Hamburg.
The final speaker in this ECREA 2010 panel is Angela Phillips, who highlights the disappearance of local news; this is a significant challenge to democracy, as it makes it more difficult for citizens to participate in democratic processes in an informed fashion. She highlights hyperlocal blogs as a potential solution here, but these sites are in the main run by enthusiasts without any financial base, and this means that their quality and reach remain limited.
Finding hyperlocal news information is difficult: we don’t know what we need to know; there is no obvious equivalent to a front page of newspaper poster; there is no obvious equivalent to a news bulletin; and there are homogenising effects of online search. So, the hyperlocal sites which do exist could be seen as speaking only to a small elite of the already converted.

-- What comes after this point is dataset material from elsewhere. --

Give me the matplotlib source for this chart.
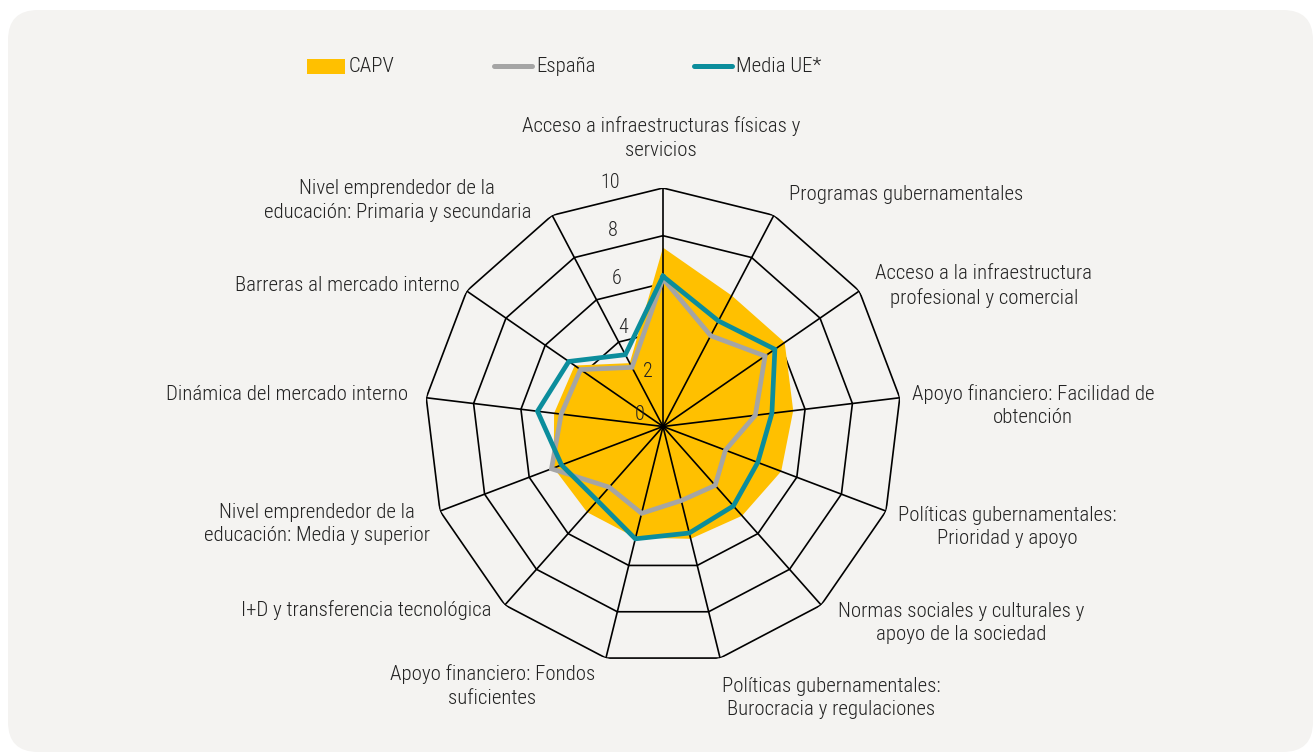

Goldsmiths College has set up its own hyperlocal news site as a practical experiment. In order to make this possible, they also sought advertising, which proved difficult; online advertising is directed mainly at specific niche sites, and local advertisers remain disinterested in online advertising, still preferring printed leaflets. A different approach is to place stories into the Twitter and Facebook streams, and rely on people to pass on news items to their networks; this, too, however, doesn’t solve the problem of trying to fund journalistic activities.
In other words, there is a profound crisis of journalism at the local level.